Thomas Burnett’s piece, arguing that maybe we should have fewer sex scenes, and that perhaps Neal McDonough, who was fired from an upcoming show for refusing to appear in one on camera, is a rare gent of unusual quality strikes me as wrong for a couple of reasons. First, it’s entirely possible that McDonough’s stance is noble, but if it’s something that’s a clear, defining line for him, he should be making that clear in his conversations with potential employers, and should be something he has specified in his contract. Getting fired for something you won’t do that you didn’t make clear you won’t do up front doesn’t actually make you a martyr, it makes you kind of a drama queen. It would be far more useful to his fellow actors and actresses if this was something he established that you can make clear contractually and that shouldn’t be a necessary condition of employment than if he a) got canned in a dispute and b) resulted in a tabloid mess.Second, the artistic problem isn’t that we have too many sex scenes on camera. It’s that sex isn’t realistic. Sex itself is not a cliche, it’s a powerful force of nature. But the way sex is choreographed — lots of actresses with their bras on because while they will shoot sex scenes, they won’t go topless; the physical interaction is always graceful; everyone always makes the same face when they experience orgasm; sheets are artfully twined — is a cliche.

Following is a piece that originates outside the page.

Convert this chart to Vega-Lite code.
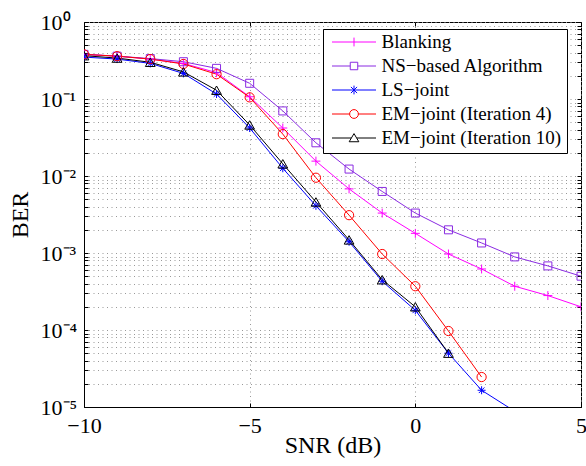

Meet Joe Black is one of the stupidest movies I have ever seen, but it does have a singular virtue: during the sex scene, Brad Pitt (playing Death, who is theoretically having sex for the first time) actually looks kind of freaked out and overwhelmed (sorry in advance for the repetitiveness and the Sade, I decided it was less creepy than this overlaid with an Anthony Hopkins monologue):

Which I think is, you know, true to some sex some people have sometimes. The point being that people look weird, and awkward, and unselfconscious during sex, and if folks genuinely want to shoot erotic, striking sex scenes, they should focus on how the characters might look specific to that situation. What movies and television need is smarter, more thoughtful, realistic sex scenes, not fewer of them.